You might think (as I did, before I thought about it enough) that this only works because there are no cycles in the maze. You might think that if we add a cycle, then it is possible to get trapped on the cycle:

Not so. Far from trapping the player on the cycle, you actually isolate the player from the cycle! There is no way to add a cycle whose walls are connected to the outside walls of the maze (otherwise it's not a cycle), which means there is no way for a player who is following the walls of the maze to reach the cycle in the first place. (Although it is true that a player who reaches the cycle by some other method, and then begins to follow the left-hand-wall algorithm, will indeed remain trapped.)
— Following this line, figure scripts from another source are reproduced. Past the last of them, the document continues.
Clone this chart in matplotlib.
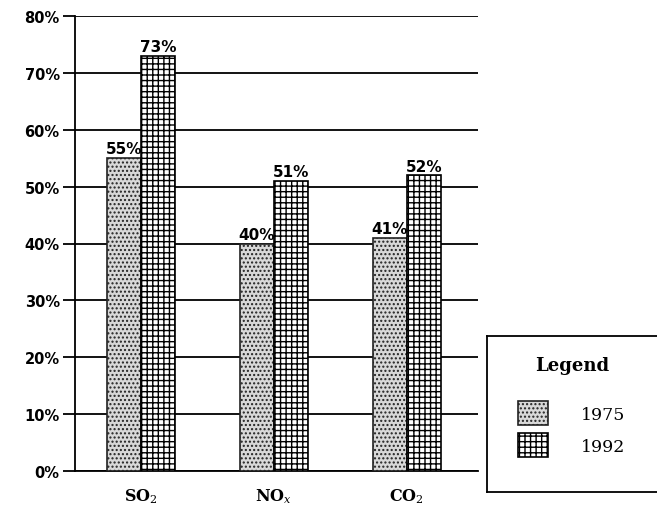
import numpy as np
import matplotlib.pyplot as plt
from matplotlib.patches import Patch

# values
pollutants = ["SO$_2$", "NO$_x$", "CO$_2$"]
pct_1975 = [55, 40, 41]
pct_1992 = [73, 51, 52]
years = ["1975", "1992"]
yticks = [0, 10, 20, 30, 40, 50, 60, 70, 80]

plt.rcParams['hatch.linewidth'] = 1.0
plt.rcParams['mathtext.fontset'] = 'dejavuserif'

fig = plt.figure(figsize=(6.57, 5.10), dpi=100)
ax = fig.add_axes([75 / 657, 38 / 510, 403 / 657, 455 / 510])

x = np.arange(len(pollutants))
w = 0.255

b1 = ax.bar(x - w / 2, pct_1975, w, facecolor="#d8d8d8", edgecolor="#222222",
            hatch="....", linewidth=1.2, zorder=3)
b2 = ax.bar(x + w / 2, pct_1992, w, facecolor="white", edgecolor="black",
            hatch="+++", linewidth=1.2, zorder=3)

for bars, vals in ((b1, pct_1975), (b2, pct_1992)):
    for r, v in zip(bars, vals):
        ax.text(r.get_x() + r.get_width() / 2, v + 0.3, f"{v}%", ha="center", va="bottom",
                fontsize=11, fontweight="bold", family="DejaVu Sans", zorder=4)

ax.set_xlim(-0.496, 2.535)
ax.set_ylim(0, 80)
ax.set_yticks(yticks)
ax.set_yticklabels([f"{t}%" for t in yticks], fontsize=10.5, fontweight="bold")
ax.set_xticks(x)
ax.set_xticklabels(pollutants, fontsize=11.5, family="DejaVu Serif", fontweight="bold")
ax.tick_params(axis="x", length=0, pad=11)
ax.tick_params(axis="y", length=9, width=1.3, direction="out", pad=2)
ax.yaxis.grid(True, color="black", linewidth=1.3, zorder=0)
for s in ("top", "right"):
    ax.spines[s].set_visible(False)
ax.spines["left"].set_linewidth(1.3)
ax.spines["bottom"].set_linewidth(1.3)

# legend box on the right
lax = fig.add_axes([487 / 657, 17 / 510, 175 / 657, 156 / 510])
lax.set_xticks([])
lax.set_yticks([])
for s in lax.spines.values():
    s.set_linewidth(1.3)
handles = [Patch(facecolor="#d8d8d8", edgecolor="#222222", hatch="....", linewidth=1.2),
           Patch(facecolor="white", edgecolor="black", hatch="+++", linewidth=1.2)]
leg = lax.legend(handles, years, title="Legend", loc="center left",
                 bbox_to_anchor=(0.09, 0.55), frameon=False,
                 handlelength=1.7, handleheight=1.7,
                 handletextpad=1.9, labelspacing=0.5,
                 prop={"family": "DejaVu Serif", "size": 12.5})
leg.get_title().set_fontfamily("DejaVu Serif")
leg.get_title().set_fontsize(13)
leg.get_title().set_fontweight("bold")
leg._legend_box.sep = 20

fig.savefig("out.png", dpi=100)
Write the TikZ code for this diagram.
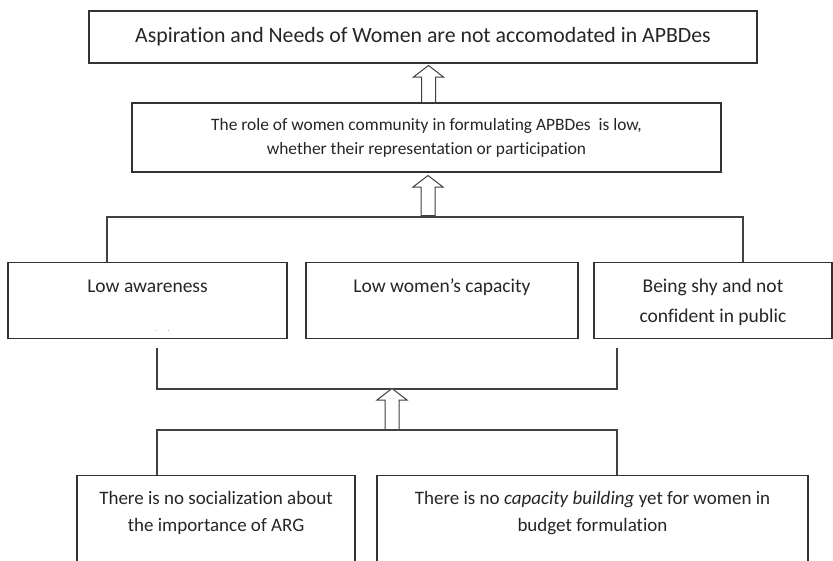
\documentclass[tikz,border=0pt]{standalone}
\usepackage{fontspec}
\setmainfont[Ligatures=NoCommon]{Carlito}
\usepackage{tikz}
\usetikzlibrary{calc}
\usetikzlibrary{shapes.arrows}

\tikzset{
  box/.style={draw=black!80,line width=1.2pt,inner sep=0pt,align=flush center,
    text=black!85},
  cause/.style={box,anchor=north,text height=30pt,text depth=46pt,
    font=\fontsize{19.5}{30}\selectfont},
  root/.style={box,anchor=north,text height=29pt,text depth=80pt,
    font=\fontsize{19}{27}\selectfont},
  link/.style={draw=black!75,line width=1.2pt},
  uparrow/.style={single arrow,draw=black!75,line width=1pt,fill=white,
    shape border rotate=90,inner sep=6.5pt,
    single arrow head extend=8pt,single arrow tip angle=105,anchor=tail}
}

\begin{document}
\begin{tikzpicture}[x=1pt,y=-1pt]
\clip (0,0) rectangle (833,560);
\fill[white] (0,0) rectangle (833,560);

% Problem and its direct cause
\node[box,minimum width=668pt,minimum height=52pt,
  font=\fontsize{21.8}{24}\selectfont] (goal) at (423,37)
  {Aspiration and Needs of Women are not accomodated in APBDes};
\node[box,minimum width=589pt,minimum height=69pt,
  font=\fontsize{17.4}{24}\selectfont] (role) at (426.5,137.5)
  {The role of women community in formulating APBDes\ \ is low,\\
   whether their representation or participation};

% Causes
\node[cause,text width=279pt] (aware) at (147.5,262)
  {Low awareness\\[9pt]{\scriptsize\color{black!60}\hspace*{30pt}.\hspace{11pt}.}};
\node[cause,text width=272pt] (capac) at (442,262) {Low women’s capacity};
\node[cause,text width=238pt] (shy) at (713,262)
  {Being shy and not\\ confident in public};

% Root causes
\node[root,text width=278pt] (social) at (216,475)
  {There is no socialization about\\ the importance of ARG};
\node[root,text width=431pt] (build) at (592.5,475)
  {There is no \textit{capacity building} yet for women in\\ budget formulation};

% Brackets
\coordinate (capL) at (107,217);
\coordinate (capR) at (743,217);
\draw[link] (aware.north -| capL) -- (capL) -- (capR) -- (shy.north -| capR);

\coordinate (cupL) at (157,389);
\coordinate (cupR) at (617,389);
\draw[link] ([yshift=-9pt]aware.south -| cupL) -- (cupL) -- (cupR)
  -- ([yshift=-9pt]shy.south -| cupR);

\coordinate (baseL) at (157,430);
\coordinate (baseR) at (617,430);
\draw[link] (social.north -| baseL) -- (baseL) -- (baseR) -- (build.north -| baseR);

% Block arrows
\node[uparrow,minimum height=37pt] (up1) at (428.5,103) {};
\node[uparrow,minimum height=40pt] (up2) at (428,216) {};
\node[uparrow,minimum height=41pt] (up3) at (392,430) {};

\end{tikzpicture}
\end{document}
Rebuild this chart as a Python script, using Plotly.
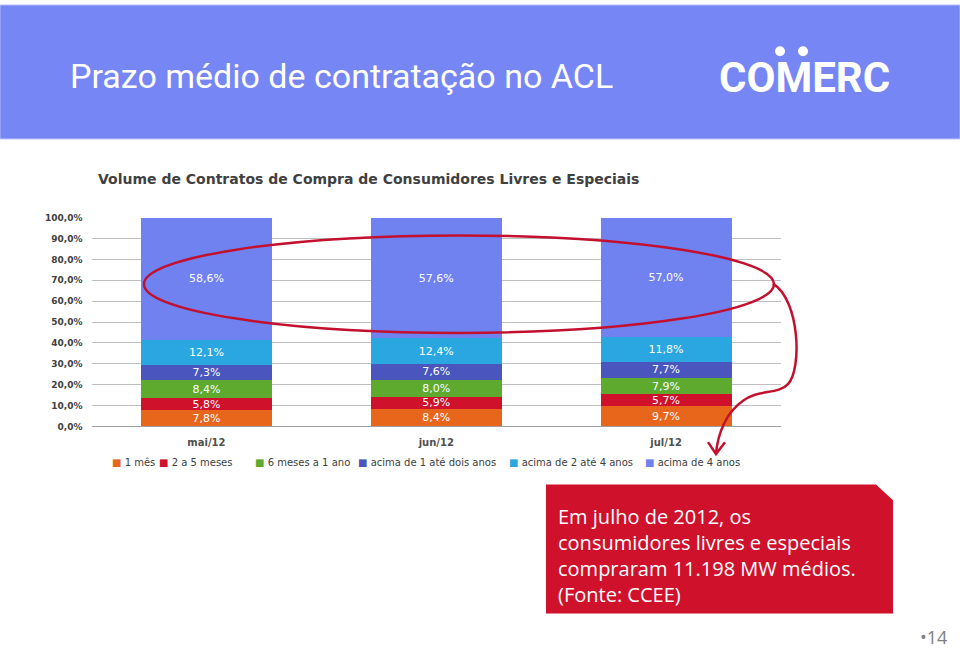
import plotly.graph_objects as go

# ---------------- data ----------------
categories = ["mai/12", "jun/12", "jul/12"]
series_names = ["1 mês", "2 a 5 meses", "6 meses a 1 ano",
                "acima de 1 até dois anos", "acima de 2 até 4 anos", "acima de 4 anos"]
v_1mes = [7.8, 8.4, 9.7]
v_2a5 = [5.8, 5.9, 5.7]
v_6m1a = [8.4, 8.0, 7.9]
v_1a2 = [7.3, 7.6, 7.7]
v_2a4 = [12.1, 12.4, 11.8]
v_4mais = [58.6, 57.6, 57.0]
series_values = [v_1mes, v_2a5, v_6m1a, v_1a2, v_2a4, v_4mais]
y_ticks = [0, 10, 20, 30, 40, 50, 60, 70, 80, 90, 100]
y_tick_labels = ["0,0%", "10,0%", "20,0%", "30,0%", "40,0%", "50,0%",
                 "60,0%", "70,0%", "80,0%", "90,0%", "100,0%"]

colors = ["#E8661C", "#D0112B", "#5DAA2F", "#4B55BE", "#2AA7E0", "#7081F0"]
legend_x_px = [110, 157, 253, 356, 507, 643]

W, H = 960, 650


def px(x):
    return x / W


def py(y):
    return 1 - y / H


def pt(p):
    return "%.5f,%.5f" % (px(p[0]), py(p[1]))


fig = go.Figure()
for name, vals, col in zip(series_names, series_values, colors):
    fig.add_trace(go.Bar(
        x=categories, y=vals, name=name,
        marker=dict(color=col, line=dict(width=0)),
        texttemplate="%{y:.1f}%", textposition="inside",
        insidetextanchor="middle",
        textfont=dict(color="white", size=11, family="DejaVu Sans"),
        width=0.57, hoverinfo="skip", showlegend=False,
    ))

shapes = []
# header band
shapes.append(dict(type="rect", xref="paper", yref="paper",
                   x0=0, x1=1, y0=py(136), y1=1,
                   fillcolor="#7686F4", line=dict(color="#B4BDF2", width=1)))
# logo dots
for cx in (780, 803):
    shapes.append(dict(type="circle", xref="paper", yref="paper",
                       x0=px(cx - 5), x1=px(cx + 5), y0=py(52), y1=py(42),
                       fillcolor="white", line=dict(width=0)))
# red ellipse
shapes.append(dict(type="circle", xref="paper", yref="paper",
                   x0=px(144), x1=px(774), y0=py(333), y1=py(234),
                   line=dict(color="#C3102F", width=2.5)))
# curved arrow
shapes.append(dict(type="path", xref="paper", yref="paper",
                   path="M " + pt((773, 283))
                   + " C " + pt((800, 300)) + " " + pt((802, 370)) + " " + pt((788, 385))
                   + " C " + pt((778, 396)) + " " + pt((758, 390)) + " " + pt((743, 402))
                   + " C " + pt((726, 414)) + " " + pt((718, 435)) + " " + pt((716, 455)),
                   line=dict(color="#C3102F", width=2.5)))
shapes.append(dict(type="path", xref="paper", yref="paper",
                   path="M " + pt((708, 444)) + " L " + pt((716, 456)) + " L " + pt((725, 444)),
                   line=dict(color="#C3102F", width=2.5)))
# red callout box
shapes.append(dict(type="path", xref="paper", yref="paper",
                   path="M " + pt((546, 487)) + " L " + pt((876, 487)) + " L " + pt((893, 503))
                   + " L " + pt((893, 618)) + " L " + pt((546, 618)) + " Z",
                   fillcolor="#D0112B", line=dict(width=0)))

annotations = [
    dict(text="Prazo médio de contratação no ACL", x=px(68), y=py(72),
         xref="paper", yref="paper", xanchor="left", yanchor="middle", showarrow=False,
         font=dict(family="Roboto", size=34, color="white")),
    dict(text="<b>COMERC</b>", x=px(804), y=py(74),
         xref="paper", yref="paper", xanchor="center", yanchor="middle", showarrow=False,
         font=dict(family="Roboto", size=42, color="white")),
    dict(text="<b>Volume de Contratos de Compra de Consumidores Livres e Especiais</b>",
         x=px(96), y=py(177), xref="paper", yref="paper", xanchor="left", yanchor="middle",
         showarrow=False, font=dict(family="DejaVu Sans", size=14, color="#404040")),
    dict(text="Em julho de 2012, os<br>consumidores livres e especiais<br>compraram 11.198 MW médios.<br>(Fonte: CCEE)",
         x=px(556), y=py(504), xref="paper", yref="paper", xanchor="left", yanchor="top",
         align="left", showarrow=False,
         font=dict(family="Open Sans", size=20, color="white")),
    dict(text="•14", x=px(949), y=py(642), xref="paper", yref="paper",
         xanchor="right", yanchor="middle", showarrow=False,
         font=dict(family="Open Sans", size=18, color="#808080")),
]

# legend (small coloured squares followed by series names)
for name, col, lx in zip(series_names, colors, legend_x_px):
    annotations.append(dict(
        text='<span style="color:%s">■</span> %s' % (col, name),
        x=px(lx), y=py(465), xref="paper", yref="paper", xanchor="left", yanchor="middle",
        showarrow=False, font=dict(family="DejaVu Sans", size=10, color="#404040")))

fig.update_layout(
    width=W, height=H,
    margin=dict(l=0, r=0, t=0, b=0),
    paper_bgcolor="white", plot_bgcolor="white",
    barmode="stack",
    separators=",.",
    showlegend=False,
    uniformtext=dict(minsize=11, mode="show"),
    xaxis=dict(domain=[px(91.5), px(781)], range=[-0.5, 2.5],
               showgrid=False, zeroline=False, showline=False, ticks="",
               ticklabelstandoff=9,
               tickfont=dict(family="DejaVu Sans", size=10, color="#505050", weight="bold"),
               fixedrange=True),
    yaxis=dict(domain=[py(428), py(216)], range=[0, 100],
               tickvals=y_ticks, ticktext=y_tick_labels,
               showgrid=True, gridcolor="#BFBFBF", gridwidth=1,
               zeroline=True, zerolinecolor="#A0A0A0", zerolinewidth=1.5,
               showline=False, ticks="", ticklabelstandoff=8,
               tickfont=dict(family="DejaVu Sans", size=9, color="#404040", weight="bold"),
               fixedrange=True),
    shapes=shapes,
    annotations=annotations,
)

fig.write_html(
    "out.html",
    config={"displayModeBar": False, "staticPlot": True},
    post_script=(
        "document.documentElement.style.margin='0px';"
        "document.documentElement.style.overflow='hidden';"
        "document.body.style.margin='0px';"
        "document.body.style.overflow='hidden';"
        "var d=document.getElementById('{plot_id}');"
        "d.style.position='absolute';d.style.left='0px';d.style.top='0px';"
    ),
)
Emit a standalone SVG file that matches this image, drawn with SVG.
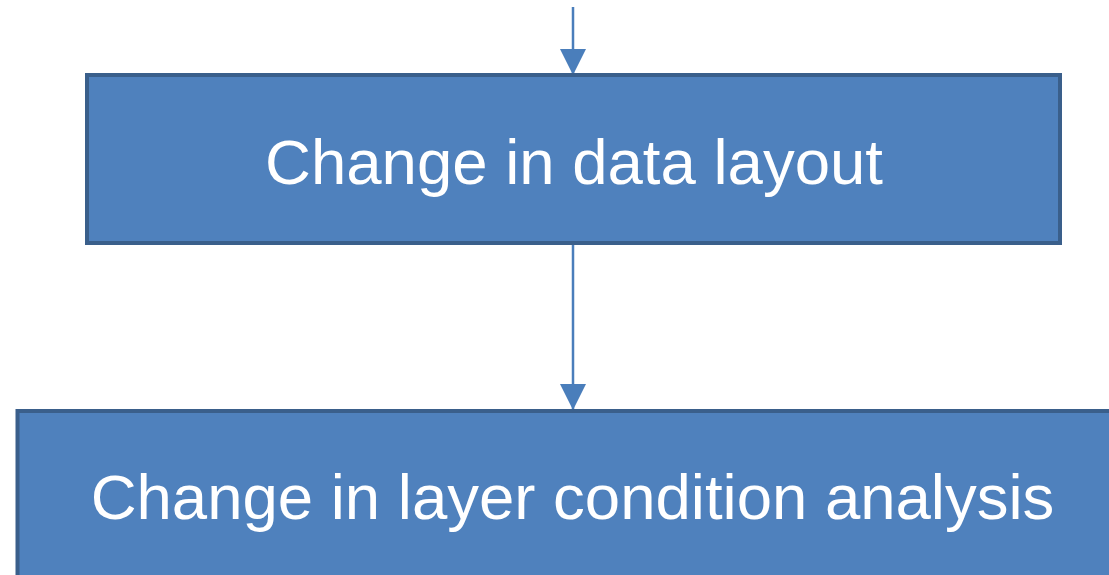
<svg xmlns="http://www.w3.org/2000/svg" width="1109" height="575" viewBox="0 0 1109 575">
  <style>
    .box { fill: #4f81bd; stroke: #3a5f8b; stroke-width: 4; }
    .label { fill: #ffffff; font-family: "Liberation Sans", Arial, sans-serif; font-size: 63.5px; text-anchor: middle; }
    .link { stroke: #4a7ebb; stroke-width: 2.5; fill: none; }
  </style>
  <defs>
    <marker id="arrowhead" viewBox="0 0 26 26" refX="26" refY="13" markerWidth="26" markerHeight="26" markerUnits="userSpaceOnUse" orient="auto">
      <path d="M0,0 L26,13 L0,26 Z" fill="#4a7ebb"/>
    </marker>
  </defs>

  <g id="connectors">
    <line class="link" x1="573" y1="7" x2="573" y2="75" marker-end="url(#arrowhead)"/>
    <line class="link" x1="573" y1="245" x2="573" y2="410" marker-end="url(#arrowhead)"/>
  </g>

  <g id="node-data-layout">
    <rect class="box" x="87" y="75" width="973" height="168"/>
    <text class="label" x="574" y="184">Change in data layout</text>
  </g>

  <g id="node-layer-condition">
    <rect class="box" x="17.5" y="411" width="1200" height="300"/>
    <text class="label" x="572.5" y="519">Change in layer condition analysis</text>
  </g>
</svg>
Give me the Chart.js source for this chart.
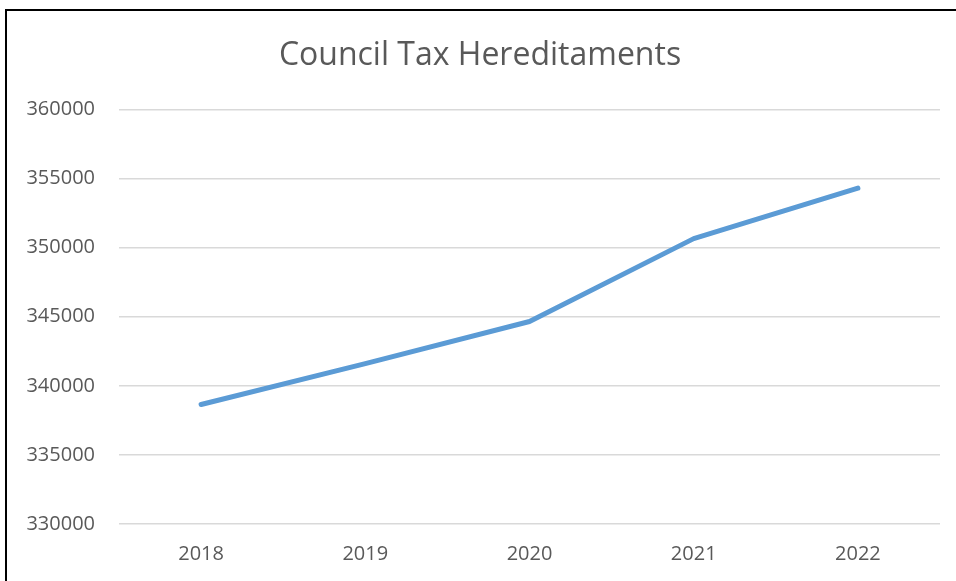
<!DOCTYPE html>
<html>
<head>
<meta charset="utf-8">
<script src="https://cdn.jsdelivr.net/npm/chart.js@4"></script>
<style>
  html, body { margin: 0; padding: 0; background: #ffffff; }
  #wrap { position: relative; width: 956px; height: 581px; overflow: hidden; }
  #frame { position: absolute; left: 5px; top: 9px; right: -10px; bottom: -10px; border-top: 2px solid #000; border-left: 2px solid #000; pointer-events: none; }
  canvas { position: absolute; left: 0; top: 0; }
</style>
</head>
<body>
<div id="wrap">
  <canvas id="c" width="956" height="581"></canvas>
  <div id="frame"></div>
</div>
<script>
const chartTitle = "Council Tax Hereditaments";
const years = ["2018", "2019", "2020", "2021", "2022"];
const hereditaments = [338650, 341600, 344650, 350650, 354300];
const yMin = 330000;
const yMax = 360000;
const yStep = 5000;

const textColor = "#595959";
const fontFamily = "'Open Sans', 'Noto Sans', sans-serif";

new Chart(document.getElementById("c"), {
  type: "line",
  data: {
    labels: years,
    datasets: [{
      label: chartTitle,
      data: hereditaments,
      borderColor: "#5B9BD5",
      backgroundColor: "#5B9BD5",
      borderWidth: 5,
      borderCapStyle: "round",
      borderJoinStyle: "round",
      pointRadius: 0,
      tension: 0,
      fill: false
    }]
  },
  options: {
    responsive: false,
    animation: false,
    devicePixelRatio: 1,
    layout: { padding: { top: 13, right: 16, bottom: -3, left: 20 } },
    plugins: {
      legend: { display: false },
      tooltip: { enabled: false },
      title: {
        display: true,
        text: chartTitle,
        color: textColor,
        font: { family: fontFamily, size: 32, weight: "normal", lineHeight: 1.2 },
        padding: { top: 24, bottom: 34 }
      }
    },
    scales: {
      x: {
        offset: true,
        grid: { display: false, drawTicks: false },
        border: { display: false },
        ticks: {
          color: textColor,
          padding: 18,
          font: { family: fontFamily, size: 20, lineHeight: 1.2 }
        }
      },
      y: {
        min: yMin,
        max: yMax,
        grid: { color: "#D9D9D9", lineWidth: 1.5, drawTicks: false },
        border: { display: false },
        afterFit: (scale) => { scale.width = 99; },
        ticks: {
          stepSize: yStep,
          color: textColor,
          padding: 24,
          font: { family: fontFamily, size: 20 },
          callback: (v) => String(v)
        }
      }
    }
  }
});
</script>
</body>
</html>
However, putting the maze on the inside of a cylinder gives us a distinct advantage! Represented on a 2D drawing, the left-hand edge of the maze wraps around to the right-hand edge. If we make a cycle that wraps all the way around the circumference of the cylinder, then we can trap the player in the cycle, and isolate them from the rest of the maze:

So we can use this trick to make the mazes challenging even for people who know the left-hand-wall algorithm :).

Build pipeline

Manually designing cylindrical mazes in FreeCAD is really annoying, so I have quite a fun build pipeline.

I first draw an ASCII art maze in vim, a simple example would look something like:

- ----------
|         | 
- --- - --- 
    | | |   
------- --- 
| |     |   
- ----- --- 
        |   
- --- - ----
    | |     
- ----------
            
------------

I then have a Perl script which reads in the ASCII art maze and produces an OpenSCAD source file that produces a 3D model of a flat maze:

To save time, I also have a Perl script which can generate the ASCII art mazes, and another script that can take in a maze and give a number for how complicated it is. I run these 2 together in a loop to search for mazes of the appropriate difficulty. Finding a metric for how difficult it is to solve a maze is quite hard, so there's still a lot of manual "curation" here. A key part of the measure is the question:

Having got an ASCII art maze ready, I have a rust program that reads in an STL file and wraps it up into a cylinder. This works by splitting large triangles up into tiny ones, and then rewriting the coordinates by interpreting them as Polar coordinates and rewriting them as the Cartesian equivalents:

And I can run a command like mkpuzzle beer easy-maze which will use the above steps to generate an STL file from the ASCII art in easy-maze, and merge it with the manually-modelled outer part of the beer theme, ready for 3D printing.

Online leaderboards

For our wedding I generated a load of random hex strings to use for the leaderboard codes. I thought it would be funny if there was an extra layer to this, so instead of just choosing random hex strings and putting a list of them in a database, I made the rule that all strings with a SHA256 sum beginning beef42... were accepted as valid codes. With the idea that if anyone went to the trouble of finding out the SHA256 sum of more than 1 code, then they might get some joy out of making a "keygen" and submitting hundreds of falsified entries to the leaderboard.

Unfortunately, restricting the search so tightly led to me creating a handful of duplicate codes without realising it, so a couple of the guests found that when they solved the puzzle and tried to scan the code, it was rejected. Egg and my face were in alignment!

So for Party Puzzling I am just generating a bunch of random strings and putting them in the database.